EXERCISE INSTRUCTIONS:
Check every line below for the word "picture" and copy the ones that have it.

--- Begin GIVEN MATERIAL ---

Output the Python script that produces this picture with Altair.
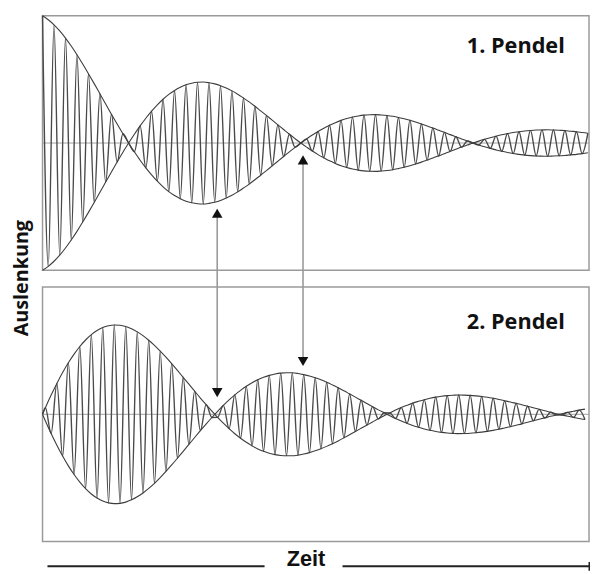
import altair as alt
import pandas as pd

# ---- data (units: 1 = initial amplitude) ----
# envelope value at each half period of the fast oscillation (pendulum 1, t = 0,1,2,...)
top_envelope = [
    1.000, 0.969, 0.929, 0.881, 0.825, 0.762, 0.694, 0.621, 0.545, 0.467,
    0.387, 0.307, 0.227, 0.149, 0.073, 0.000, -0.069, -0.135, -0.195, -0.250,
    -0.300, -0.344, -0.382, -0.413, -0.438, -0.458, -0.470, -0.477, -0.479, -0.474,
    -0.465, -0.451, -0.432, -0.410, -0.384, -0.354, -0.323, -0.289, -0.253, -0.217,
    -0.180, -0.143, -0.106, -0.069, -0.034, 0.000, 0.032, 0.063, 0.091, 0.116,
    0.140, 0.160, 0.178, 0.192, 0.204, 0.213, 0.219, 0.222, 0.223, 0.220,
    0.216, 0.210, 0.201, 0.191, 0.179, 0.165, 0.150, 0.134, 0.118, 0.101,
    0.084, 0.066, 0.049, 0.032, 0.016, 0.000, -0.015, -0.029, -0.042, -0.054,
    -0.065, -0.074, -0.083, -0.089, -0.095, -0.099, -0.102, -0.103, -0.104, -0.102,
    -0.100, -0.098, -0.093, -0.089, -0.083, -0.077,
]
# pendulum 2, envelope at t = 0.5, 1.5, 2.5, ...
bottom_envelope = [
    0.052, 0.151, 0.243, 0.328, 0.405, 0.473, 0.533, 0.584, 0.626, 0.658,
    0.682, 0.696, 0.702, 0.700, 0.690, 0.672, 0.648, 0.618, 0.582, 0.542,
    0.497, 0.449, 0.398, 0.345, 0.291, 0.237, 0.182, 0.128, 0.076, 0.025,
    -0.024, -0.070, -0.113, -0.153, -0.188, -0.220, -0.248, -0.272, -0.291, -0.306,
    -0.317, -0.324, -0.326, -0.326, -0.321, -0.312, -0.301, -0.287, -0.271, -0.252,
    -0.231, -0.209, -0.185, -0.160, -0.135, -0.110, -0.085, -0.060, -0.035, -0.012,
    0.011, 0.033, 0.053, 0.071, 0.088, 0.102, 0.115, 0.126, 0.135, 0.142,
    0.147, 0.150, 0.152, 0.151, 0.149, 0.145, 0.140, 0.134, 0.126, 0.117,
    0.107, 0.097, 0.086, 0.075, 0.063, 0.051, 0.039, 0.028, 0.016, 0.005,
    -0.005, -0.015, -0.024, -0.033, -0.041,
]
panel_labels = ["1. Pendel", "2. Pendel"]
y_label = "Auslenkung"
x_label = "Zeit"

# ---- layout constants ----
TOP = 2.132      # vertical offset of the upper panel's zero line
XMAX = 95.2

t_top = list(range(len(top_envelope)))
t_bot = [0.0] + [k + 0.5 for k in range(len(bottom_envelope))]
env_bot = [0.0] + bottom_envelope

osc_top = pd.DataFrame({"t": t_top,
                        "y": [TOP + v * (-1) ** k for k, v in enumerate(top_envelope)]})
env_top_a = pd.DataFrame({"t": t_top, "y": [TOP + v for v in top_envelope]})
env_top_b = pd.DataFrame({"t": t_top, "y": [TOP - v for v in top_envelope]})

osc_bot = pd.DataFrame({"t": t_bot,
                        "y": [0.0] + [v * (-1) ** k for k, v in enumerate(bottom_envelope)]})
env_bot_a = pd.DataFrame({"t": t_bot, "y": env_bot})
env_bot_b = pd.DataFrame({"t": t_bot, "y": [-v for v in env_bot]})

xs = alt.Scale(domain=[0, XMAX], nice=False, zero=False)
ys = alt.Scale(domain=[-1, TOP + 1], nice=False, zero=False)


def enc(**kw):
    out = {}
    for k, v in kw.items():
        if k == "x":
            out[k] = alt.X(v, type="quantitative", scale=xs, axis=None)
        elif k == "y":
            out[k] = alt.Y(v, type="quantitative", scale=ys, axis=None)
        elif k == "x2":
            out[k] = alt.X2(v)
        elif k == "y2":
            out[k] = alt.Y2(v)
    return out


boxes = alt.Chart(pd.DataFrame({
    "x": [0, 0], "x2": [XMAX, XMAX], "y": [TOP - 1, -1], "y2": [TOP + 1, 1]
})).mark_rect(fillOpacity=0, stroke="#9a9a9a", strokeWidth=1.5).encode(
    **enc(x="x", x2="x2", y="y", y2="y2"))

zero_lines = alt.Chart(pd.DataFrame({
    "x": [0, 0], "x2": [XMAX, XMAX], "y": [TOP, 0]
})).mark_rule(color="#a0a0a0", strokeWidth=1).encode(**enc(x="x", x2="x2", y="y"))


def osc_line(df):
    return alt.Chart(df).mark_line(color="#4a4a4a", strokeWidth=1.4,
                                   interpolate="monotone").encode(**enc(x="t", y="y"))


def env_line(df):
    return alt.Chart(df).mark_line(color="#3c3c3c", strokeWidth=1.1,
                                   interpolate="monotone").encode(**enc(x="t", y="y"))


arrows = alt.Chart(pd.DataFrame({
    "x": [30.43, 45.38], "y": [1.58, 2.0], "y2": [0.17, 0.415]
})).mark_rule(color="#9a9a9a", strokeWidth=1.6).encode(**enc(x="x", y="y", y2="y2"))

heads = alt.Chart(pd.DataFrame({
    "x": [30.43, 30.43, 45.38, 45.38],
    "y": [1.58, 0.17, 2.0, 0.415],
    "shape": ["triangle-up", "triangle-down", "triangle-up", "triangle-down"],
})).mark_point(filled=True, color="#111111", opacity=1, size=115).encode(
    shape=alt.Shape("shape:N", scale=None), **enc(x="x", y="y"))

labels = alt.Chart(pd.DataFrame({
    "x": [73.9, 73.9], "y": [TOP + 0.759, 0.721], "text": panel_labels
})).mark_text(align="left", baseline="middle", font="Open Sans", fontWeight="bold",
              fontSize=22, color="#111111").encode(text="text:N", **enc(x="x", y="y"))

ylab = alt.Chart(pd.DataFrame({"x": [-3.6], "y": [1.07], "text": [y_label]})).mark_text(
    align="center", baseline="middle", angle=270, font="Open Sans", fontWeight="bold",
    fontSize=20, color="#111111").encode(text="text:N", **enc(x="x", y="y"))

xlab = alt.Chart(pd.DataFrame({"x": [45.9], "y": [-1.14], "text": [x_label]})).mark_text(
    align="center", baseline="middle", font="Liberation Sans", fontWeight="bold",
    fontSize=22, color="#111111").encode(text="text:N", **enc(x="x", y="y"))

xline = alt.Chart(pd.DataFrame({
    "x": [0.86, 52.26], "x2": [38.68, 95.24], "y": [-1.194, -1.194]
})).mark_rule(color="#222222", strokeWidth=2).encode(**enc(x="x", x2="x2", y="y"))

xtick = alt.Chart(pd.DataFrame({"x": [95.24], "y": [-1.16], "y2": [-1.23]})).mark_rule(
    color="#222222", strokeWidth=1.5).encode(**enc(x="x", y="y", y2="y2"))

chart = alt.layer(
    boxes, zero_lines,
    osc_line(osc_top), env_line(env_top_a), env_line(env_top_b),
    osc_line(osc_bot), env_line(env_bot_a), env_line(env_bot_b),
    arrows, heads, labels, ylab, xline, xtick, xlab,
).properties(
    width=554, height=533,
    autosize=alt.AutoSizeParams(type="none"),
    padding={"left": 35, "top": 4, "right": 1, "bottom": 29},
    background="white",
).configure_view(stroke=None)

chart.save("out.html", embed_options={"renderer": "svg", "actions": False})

--- End GIVEN MATERIAL ---

EXERCISE RESULT:
Output the Python script that produces this picture with Altair.

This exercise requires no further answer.